Die acht Eritreer blieben unverletzt, die Ereignisse jener Nacht hatten trotzdem Folgen für sie. "Dass sie uns nicht mochten, wussten wir", sagt Kibreab G. über andere Freitaler, "ständig haben sie uns beschimpft". Doch seit dem Anschlag änderten seine Landsmänner demnach ihren Umgang mit dieser Ablehnung: "Sie waren immer in Angst", sagt der 28-Jährige. Er selbst habe Freital dann so schnell wie möglich verlassen - direkt einen Tag, nachdem seine Anerkennung als Flüchtling im Briefkasten gelandet sei.

 

Was der frühere Hausmeister und Nachbar der Flüchtlinge darüber denkt, lässt sich erahnen. Er wolle die Angelegenheit endlich hinter sich bringen, entfährt es ihm mit einem hörbaren Seufzer.

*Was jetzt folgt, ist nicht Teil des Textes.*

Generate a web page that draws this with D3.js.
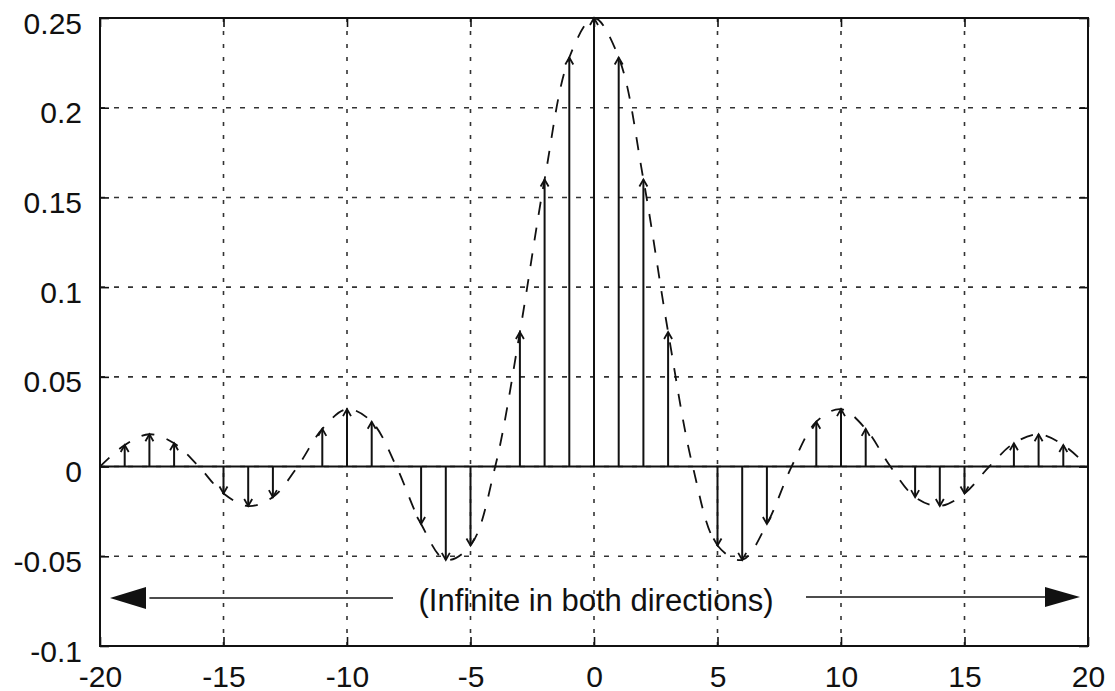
<!DOCTYPE html>
<html><head><meta charset="utf-8">
<script src="https://cdn.jsdelivr.net/npm/d3@7"></script>
<style>
html,body{margin:0;padding:0;background:#fff;}
svg{display:block;font-family:"Liberation Sans",Arial,Helvetica,sans-serif;}
</style></head>
<body>
<script>
const nValues = d3.range(-20, 21);
const hValues = [
  0, 0.012, 0.018, 0.013, 0, -0.015, -0.022, -0.017, 0, 0.021, 0.032, 0.025, 0,
  -0.032, -0.052, -0.044, 0, 0.075, 0.16, 0.228, 0.25, 0.228, 0.16, 0.075, 0,
  -0.044, -0.052, -0.032, 0, 0.025, 0.032, 0.021, 0, -0.017, -0.022, -0.015, 0,
  0.013, 0.018, 0.012, 0
];
const xTicks = [-20, -15, -10, -5, 0, 5, 10, 15, 20];
const yTicks = [-0.1, -0.05, 0, 0.05, 0.1, 0.15, 0.2, 0.25];
const yTickLabels = ["-0.1", "-0.05", "0", "0.05", "0.1", "0.15", "0.2", "0.25"];
const annotation = "(Infinite in both directions)";

const W = 1115, H = 691;
const L = 100, R = 1088, T = 18, B = 646;
const svg = d3.select("body").append("svg").attr("width", W).attr("height", H);
const x = d3.scaleLinear().domain([-20, 20]).range([L, R]);
const y = d3.scaleLinear().domain([-0.1, 0.25]).range([B, T]);
const ink = "#111";

// grid
const g = svg.append("g");
g.selectAll(".gx").data(xTicks.slice(1, -1)).join("line")
  .attr("x1", d => x(d)).attr("x2", d => x(d)).attr("y1", T).attr("y2", B)
  .attr("stroke", "#333").attr("stroke-width", 1.6).attr("stroke-dasharray", "4,9");
g.selectAll(".gy").data(yTicks.slice(1, -1)).join("line")
  .attr("y1", d => y(d)).attr("y2", d => y(d)).attr("x1", L).attr("x2", R)
  .attr("stroke", "#333").attr("stroke-width", 1.6).attr("stroke-dasharray", "5,9");

// axes with inward ticks
const tl = 9;
svg.append("g").attr("transform", `translate(0,${B})`)
  .call(d3.axisBottom(x).tickValues(xTicks).tickSize(-tl).tickFormat(d => d))
  .call(a => a.select(".domain").remove())
  .call(a => a.selectAll("text").attr("y", 30).attr("dy", "0.35em").attr("font-size", 30).attr("fill", ink).attr("font-family", "Liberation Sans, Arial, sans-serif"))
  .call(a => a.selectAll("line").attr("stroke", ink).attr("stroke-width", 1.6));
svg.append("g").attr("transform", `translate(0,${T})`)
  .call(d3.axisTop(x).tickValues(xTicks).tickSize(-tl).tickFormat(""))
  .call(a => a.select(".domain").remove())
  .call(a => a.selectAll("line").attr("stroke", ink).attr("stroke-width", 1.6));
svg.append("g").attr("transform", `translate(${L},0)`)
  .call(d3.axisLeft(y).tickValues(yTicks).tickSize(-tl).tickFormat((d, i) => yTickLabels[i]))
  .call(a => a.select(".domain").remove())
  .call(a => a.selectAll("text").attr("x", -18).attr("dy", "0.5em").attr("font-size", 30).attr("fill", ink).attr("font-family", "Liberation Sans, Arial, sans-serif"))
  .call(a => a.selectAll("line").attr("stroke", ink).attr("stroke-width", 1.6));
svg.append("g").attr("transform", `translate(${R},0)`)
  .call(d3.axisRight(y).tickValues(yTicks).tickSize(-tl).tickFormat(""))
  .call(a => a.select(".domain").remove())
  .call(a => a.selectAll("line").attr("stroke", ink).attr("stroke-width", 1.6));

// zero line
svg.append("line").attr("x1", L).attr("x2", R).attr("y1", y(0)).attr("y2", y(0))
  .attr("stroke", ink).attr("stroke-width", 2);

// envelope
const pts = nValues.map((n, i) => [n, hValues[i]]);
svg.append("path").datum(pts)
  .attr("d", d3.line().x(d => x(d[0])).y(d => y(d[1])).curve(d3.curveCatmullRom.alpha(0.5)))
  .attr("fill", "none").attr("stroke", ink).attr("stroke-width", 1.8).attr("stroke-dasharray", "13,13");

// stems
const stems = pts.filter(d => d[1] !== 0);
svg.append("g").selectAll("line").data(stems).join("line")
  .attr("x1", d => x(d[0])).attr("x2", d => x(d[0]))
  .attr("y1", y(0)).attr("y2", d => y(d[1]))
  .attr("stroke", ink).attr("stroke-width", 2);
svg.append("g").selectAll("path").data(stems).join("path")
  .attr("d", d => {
    const px = x(d[0]), py = y(d[1]), s = d[1] > 0 ? 1 : -1;
    return `M${px - 4},${py + s * 7}L${px},${py}L${px + 4},${py + s * 7}`;
  })
  .attr("fill", "none").attr("stroke", ink).attr("stroke-width", 1.8);

// frame
svg.append("rect").attr("x", L).attr("y", T).attr("width", R - L).attr("height", B - T)
  .attr("fill", "none").attr("stroke", ink).attr("stroke-width", 2);

// annotation arrows
const ay = 598;
svg.append("line").attr("x1", x(-18)).attr("x2", 393).attr("y1", ay).attr("y2", ay).attr("stroke", ink).attr("stroke-width", 1.6);
svg.append("path").attr("d", `M110,${ay}L146,${ay - 11}L146,${ay + 11}Z`).attr("fill", ink);
svg.append("line").attr("x1", 806).attr("x2", 1050).attr("y1", ay - 1).attr("y2", ay - 1).attr("stroke", ink).attr("stroke-width", 1.6);
svg.append("path").attr("d", `M1080,${ay - 1}L1045,${ay - 11}L1045,${ay + 9}Z`).attr("fill", ink);
svg.append("text").attr("x", 596).attr("y", 611).attr("text-anchor", "middle")
  .attr("font-size", 31).attr("fill", ink).text(annotation);
</script>
</body></html>
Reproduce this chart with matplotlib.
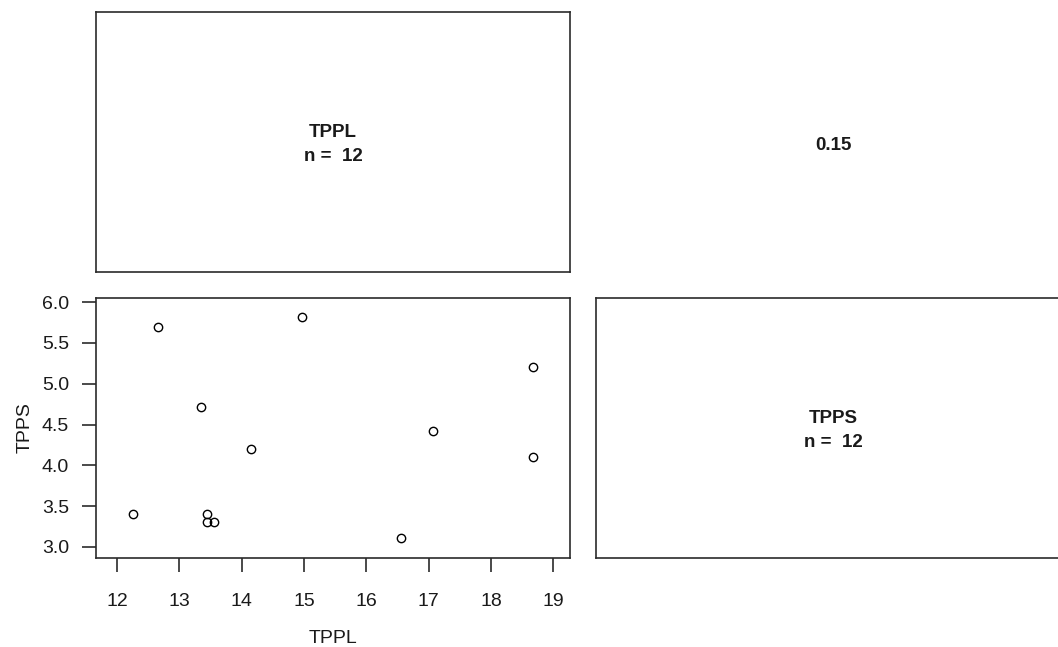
import numpy as np
import matplotlib
matplotlib.use("Agg")
import matplotlib.pyplot as plt

plt.rcParams["font.family"] = ["Liberation Sans", "DejaVu Sans"]

# data
tppl = [12.25, 12.65, 13.35, 13.45, 13.45, 13.55, 14.15, 14.97, 16.55, 17.07, 18.68, 18.68]
tpps = [3.4, 5.7, 4.71, 3.4, 3.3, 3.3, 4.2, 5.82, 3.11, 4.42, 5.2, 4.1]
var_names = ["TPPL", "TPPS"]
n_obs = 12
corr_text = "0.15"
xticks = [12, 13, 14, 15, 16, 17, 18, 19]
yticks = [3.0, 3.5, 4.0, 4.5, 5.0, 5.5, 6.0]

W, H = 1058, 647
fig = plt.figure(figsize=(W / 100, H / 100), dpi=100)

def px_axes(x0, y0, x1, y1):
    # pixel box (top-left origin) -> figure axes
    return fig.add_axes([x0 / W, (H - y1) / H, (x1 - x0) / W, (y1 - y0) / H])

edge = "#2b2b2b"
txt = "#1a1a1a"

def style(ax):
    for s in ax.spines.values():
        s.set_color(edge)
        s.set_linewidth(1.2)

def diag_label(ax, name):
    ax.set_xticks([]); ax.set_yticks([])
    ax.text(0.5, 0.49, "%s\nn =  %d" % (name, n_obs), transform=ax.transAxes,
            ha="center", va="center", multialignment="center", fontsize=13.5,
            fontweight="bold", color=txt, linespacing=1.55)

# diagonal: TPPL
ax_tl = px_axes(96, 12, 570, 272)
style(ax_tl)
diag_label(ax_tl, var_names[0])

# upper panel: correlation, no box
ax_tr = px_axes(596, 12, 1070, 272)
ax_tr.axis("off")
ax_tr.text(0.5, 0.485, corr_text, transform=ax_tr.transAxes, ha="center", va="center",
           fontsize=13.5, fontweight="bold", color=txt)

# scatter panel
ax = px_axes(96, 298, 570, 558)
style(ax)
ax.plot(tppl, tpps, linestyle="none", marker="o", markersize=6, mfc="none",
        mec="black", mew=1.0)
ax.set_xlim(11.66, 19.27)
ax.set_ylim(2.865, 6.05)
ax.set_xticks(xticks)
ax.set_yticks(yticks)
ax.set_yticklabels(["%.1f" % v for v in yticks])
ax.tick_params(axis="both", length=10, width=1.2, color=edge, labelsize=14,
               labelcolor=txt)
ax.tick_params(axis="x", pad=15)
ax.tick_params(axis="y", pad=9.4)
ax.set_xlabel(var_names[0], fontsize=14, color=txt, labelpad=14.5)
ax.set_ylabel(var_names[1], fontsize=14, color=txt, labelpad=6)

# diagonal: TPPS
ax_br = px_axes(596, 298, 1070, 558)
style(ax_br)
diag_label(ax_br, var_names[1])

fig.savefig("out.png", dpi=100)
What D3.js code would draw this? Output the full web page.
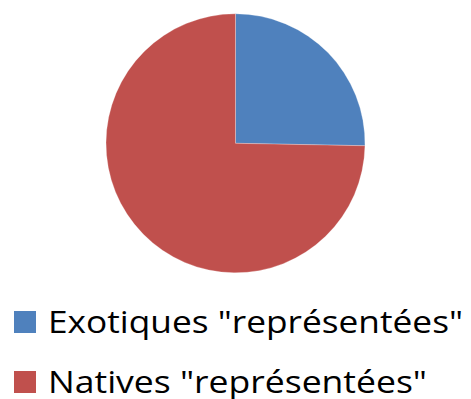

Vor ein paar Wochen hätten auch die letzten Asylbewerber das Haus in der Bahnhofstraße verlassen. "Seitdem haben wir wieder einigermaßen unsere Ruhe", sagt er. "Unser Ort ist wieder aufgeräumt."

 

Zusammengefasst: Im Dresdner Prozess gegen die "Gruppe Freital" sind erstmals Asylbewerber aufgetreten, die laut Anklage Opfer eines Anschlags der mutmaßlichen Terrorzelle wurden. Bemerkenswert war vor allem die Zeugenaussage eines damaligen Nachbarn: Er gab den Asylbewerbern indirekt eine Mitschuld für die Gewalteskalation. Deren Verhalten sei unangemessen gewesen. "Es musste mal irgendwann plauzen."